Lone Star Geyser Erupting with the sun poking through the clouds at 14:04 on Feb. 4, 2015, after a ski drop from near the continental divide. This is one explosive geyser. Its firehose nozzle shape forces the water from below with high pressure force. The fallout fell down in the form of a geyser shower, soaking me and my camera. You can see a droplet of the geyser’s spray on the front element of my lens on the left side of the image.
Yellowstone National Park.
Part 1: The Park
This winter’s trip to Yellowstone was a rewarding experience in terms of the abundance of wildlife, steamy landscapes and record breaking cold (lowest temperature was -56F)…
As the world’s first national park, a visit to Yellowstone in any season does not disappoint, but it is in the winter, when the temperatures typically drop to the lowest levels anywhere in the lower 48, that the park’s ecology and geology shine the brightest. And this trip, from an overall, top to bottom perspective, has been my most productive expedition in the last year.
In terms of my all-time favorite subjects, bears are still tops. But when I go on a bear-centric trip, it is such a demanding subject (physically and mentally), there is little room for much else…this was not the case in Yellowstone. This park does have its specialties, and I could have gone with a single focus, but, in my opinion, and at this point in my career/catalog, it is best enjoyed by thoroughly absorbing as much of the Yellowstone experience as possible.
The park, renowned for its abundant wildlife and extensive geothermal features (most extensive in the world), has at times been faulted for lacking the iconic vistas that define some of the other US national parks, such as Yosemite or Glacier. However, the ecological variety and ever-changing geothermal landscapes creates iconic scenes that may only last a moment. The trick is to be at the right spot, at the right moment to witness it.

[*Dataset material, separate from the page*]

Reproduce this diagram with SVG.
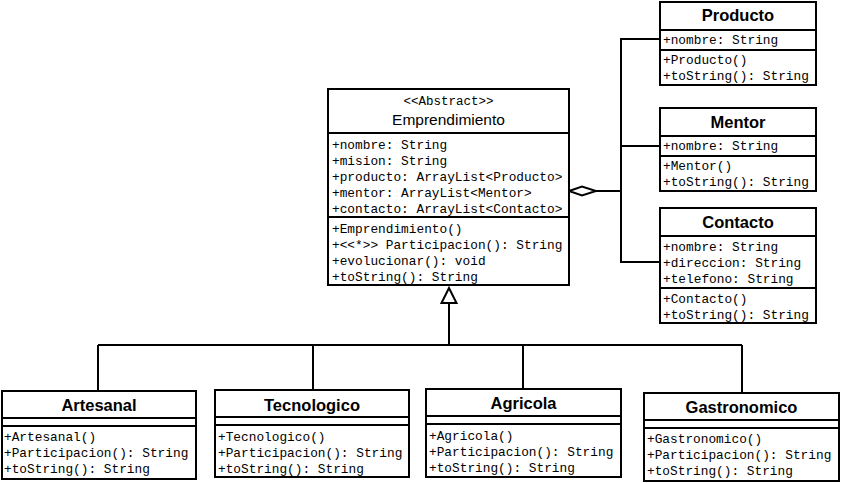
<svg xmlns="http://www.w3.org/2000/svg" width="842" height="483" viewBox="0 0 842 483">
  <style>
    .box { fill: #ffffff; stroke: #000000; stroke-width: 2; }
    .div { stroke: #000000; stroke-width: 2; }
    .line { fill: none; stroke: #000000; stroke-width: 2; }
    .title { font-family: "Liberation Sans", Arial, sans-serif; font-weight: bold; font-size: 16.5px; text-anchor: middle; fill: #000; }
    .name { font-family: "Liberation Sans", Arial, sans-serif; font-size: 15.5px; text-anchor: middle; fill: #000; }
    .mem { font-family: "Liberation Mono", "Courier New", monospace; font-size: 12.8px; fill: #000; }
    .stereo { font-family: "Liberation Mono", "Courier New", monospace; font-size: 12.5px; text-anchor: middle; fill: #000; }
  </style>

  <rect width="842" height="483" fill="#ffffff"/>

  <!-- connectors -->
  <g id="connectors">
    <!-- aggregation from Emprendimiento to Producto / Mentor / Contacto -->
    <polyline class="line" points="596,191 621,191"/>
    <polyline class="line" points="660,39 621,39 621,262 660,262"/>
    <polyline class="line" points="621,146 660,146"/>
    <polygon points="569,191 582,186.5 596,191 582,195.5" fill="#ffffff" stroke="#000" stroke-width="2"/>
    <!-- generalization to Emprendimiento -->
    <polyline class="line" points="449,303 449,345"/>
    <polyline class="line" points="98,345 742,345"/>
    <polyline class="line" points="98,345 98,391"/>
    <polyline class="line" points="313,345 313,390"/>
    <polyline class="line" points="523,345 523,389"/>
    <polyline class="line" points="742,345 742,393"/>
    <polygon points="449,288 441.5,303 456.5,303" fill="#ffffff" stroke="#000" stroke-width="2"/>
  </g>

  <!-- abstract base class -->
  <g id="emprendimiento">
    <rect class="box" x="328" y="89" width="241" height="196"/>
    <line class="div" x1="328" y1="133" x2="569" y2="133"/>
    <line class="div" x1="328" y1="217" x2="569" y2="217"/>
    <text class="stereo" x="448.5" y="105">&lt;&lt;Abstract&gt;&gt;</text>
    <text class="name" x="448.5" y="125">Emprendimiento</text>
    <text class="mem" x="332" y="149">+nombre: String</text>
    <text class="mem" x="332" y="165">+mision: String</text>
    <text class="mem" x="332" y="181">+producto: ArrayList&lt;Producto&gt;</text>
    <text class="mem" x="332" y="197">+mentor: ArrayList&lt;Mentor&gt;</text>
    <text class="mem" x="332" y="213">+contacto: ArrayList&lt;Contacto&gt;</text>
    <text class="mem" x="332" y="233">+Emprendimiento()</text>
    <text class="mem" x="332" y="249">+&lt;&lt;*&gt;&gt; Participacion(): String</text>
    <text class="mem" x="332" y="265">+evolucionar(): void</text>
    <text class="mem" x="332" y="281">+toString(): String</text>
  </g>

  <g id="producto">
    <rect class="box" x="660" y="2" width="156" height="83"/>
    <line class="div" x1="660" y1="30" x2="816" y2="30"/>
    <line class="div" x1="660" y1="50" x2="816" y2="50"/>
    <text class="title" x="738" y="21">Producto</text>
    <text class="mem" x="663" y="44">+nombre: String</text>
    <text class="mem" x="663" y="64">+Producto()</text>
    <text class="mem" x="663" y="80">+toString(): String</text>
  </g>

  <g id="mentor">
    <rect class="box" x="660" y="108" width="156" height="83"/>
    <line class="div" x1="660" y1="136" x2="816" y2="136"/>
    <line class="div" x1="660" y1="156" x2="816" y2="156"/>
    <text class="title" x="738" y="128">Mentor</text>
    <text class="mem" x="663" y="150">+nombre: String</text>
    <text class="mem" x="663" y="170">+Mentor()</text>
    <text class="mem" x="663" y="186">+toString(): String</text>
  </g>

  <g id="contacto">
    <rect class="box" x="660" y="208" width="156" height="115"/>
    <line class="div" x1="660" y1="236" x2="816" y2="236"/>
    <line class="div" x1="660" y1="288" x2="816" y2="288"/>
    <text class="title" x="738" y="228">Contacto</text>
    <text class="mem" x="663" y="251">+nombre: String</text>
    <text class="mem" x="663" y="267">+direccion: String</text>
    <text class="mem" x="663" y="283">+telefono: String</text>
    <text class="mem" x="663" y="303">+Contacto()</text>
    <text class="mem" x="663" y="319">+toString(): String</text>
  </g>

  <g id="artesanal">
    <rect class="box" x="2" y="391" width="194" height="88"/>
    <line class="div" x1="2" y1="418" x2="196" y2="418"/>
    <line class="div" x1="2" y1="426" x2="196" y2="426"/>
    <text class="title" x="99" y="411">Artesanal</text>
    <text class="mem" x="4" y="441">+Artesanal()</text>
    <text class="mem" x="4" y="457">+Participacion(): String</text>
    <text class="mem" x="4" y="473">+toString(): String</text>
  </g>

  <g id="tecnologico">
    <rect class="box" x="215" y="390" width="194" height="87"/>
    <line class="div" x1="215" y1="417" x2="409" y2="417"/>
    <line class="div" x1="215" y1="425" x2="409" y2="425"/>
    <text class="title" x="312" y="411">Tecnologico</text>
    <text class="mem" x="218" y="441">+Tecnologico()</text>
    <text class="mem" x="218" y="457">+Participacion(): String</text>
    <text class="mem" x="218" y="473">+toString(): String</text>
  </g>

  <g id="agricola">
    <rect class="box" x="426" y="389" width="195" height="88"/>
    <line class="div" x1="426" y1="416" x2="621" y2="416"/>
    <line class="div" x1="426" y1="424" x2="621" y2="424"/>
    <text class="title" x="523.5" y="409">Agricola</text>
    <text class="mem" x="429" y="440">+Agricola()</text>
    <text class="mem" x="429" y="456">+Participacion(): String</text>
    <text class="mem" x="429" y="472">+toString(): String</text>
  </g>

  <g id="gastronomico">
    <rect class="box" x="644" y="393" width="195" height="88"/>
    <line class="div" x1="644" y1="420" x2="839" y2="420"/>
    <line class="div" x1="644" y1="428" x2="839" y2="428"/>
    <text class="title" x="741.5" y="413">Gastronomico</text>
    <text class="mem" x="647" y="443">+Gastronomico()</text>
    <text class="mem" x="647" y="459">+Participacion(): String</text>
    <text class="mem" x="647" y="475">+toString(): String</text>
  </g>
</svg>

Yellowstone is different, while it is true the famous views such as “Snake River Overlook“, “Gates of the Valley” or “Wild Goose Island” are not there, fleeting but profound images can be wrought from the Yellowstone landscape. And it is because of the fleeting nature of these scenes that make the resulting image more profound; it serves as a reminder of the Earth’s transient nature. In the words of Paul C, our snowmobile guide, the only constant in Yellowstone is change. On a geological scale, this is universally true everywhere, the earth’s surface is in constant flux. But on a human scale we rarely have the opportunity to witness this geological ballet. Yosemite Valley in California looks much the same now as it did when Ansel Adams first visited in 1916. Yellowstone on the other hand, with its massive magma chamber bubbling a scant 3 or 4 miles beneath the surface, changes noticeably on a daily basis. These types of geological changes to the earth are most apparent here than anywhere else in the world.
More so than most of the other parks, Yellowstone exercises all of the human senses. A photographer, who attempts to use imagery to communicate the Yellowstone experience is limited to the visual cues presenting. Many of the scenes contain stimuli that require a first hand encounter to understand and appreciate. Therefore, I tried my best to capture visual scenes that offer connections to your other senses…this is easier said than achieved…
What these photographs fail to capture and present to the viewer is the frigid air, the smells, the sounds, the rumbling, the vibrations, the mists, the howls, the grunts, and the silence that are uniquely available in Yellowstone, the most accessible of the snowbound American National Parks. While other of the snowy Parks have generally limited access during the winter, Yellowstone’s hundreds of miles of roads are almost fully accessible via snowmobile and snow coach while the northern section (Mammoth Terraces and Lamar Valley) is plowed and open to cars.